Client queries mystorageaccount.blob.core.windows.net
→ On-premises DNS
→ CNAME to mystorageaccount.privatelink.blob.core.windows.net
→ Conditional forwarder sends to DNS Private Resolver inbound IP (10.0.5.4)
→ Resolver queries Azure DNS + linked Private DNS zone
→ Returns 10.1.2.5 to on-premises client
→ Client connects via ExpressRoute/VPN to private IP

The resolver sits in the exact same position the forwarder VMs did. The difference is you don’t manage the infrastructure underneath it.

Cost

The resolver isn’t free, and the pricing caught some teams off guard. Each inbound or outbound endpoint costs roughly $180/month. A typical deployment with one inbound and one outbound endpoint runs about $360/month. DNS queries add a small per-query cost on top, but it’s negligible for most workloads.

Compare that to two DNS forwarder VMs for HA - Standard_B2ms at around $60/month each, plus OS licensing, plus monitoring, plus the operational cost of patching and troubleshooting. The resolver is more expensive in pure compute terms, but cheaper when you account for the operational burden you’re eliminating. For multi-region deployments, multiply by the number of regions.

Azure docs: DNS Private Resolver pricing

Time to Retire the VMs

If you’re running a hybrid Azure environment with Private Endpoints and on-premises Active Directory DNS, this is a no-brainer upgrade. The forwarder VMs were always a workaround for a gap in Azure’s DNS capabilities. That gap is now closed.
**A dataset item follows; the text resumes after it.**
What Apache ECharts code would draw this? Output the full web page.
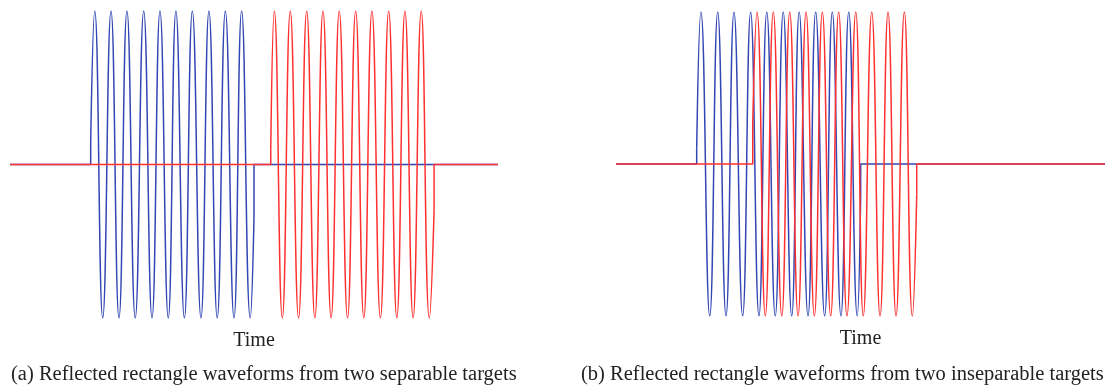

The VMs were a liability. Every patching cycle, every failover event, every time someone changed a conditional forwarder on one VM but not the other - those were incidents waiting to happen. A managed service with built-in zone redundancy and no OS to maintain eliminates an entire class of operational risk.

Don’t overthink the migration. Deploy the resolver alongside your existing VMs, test one spoke, roll forward, and decommission. The whole process takes a week if you’re cautious, a day if you’re not. The forwarder VMs served their purpose. It’s time to let them go.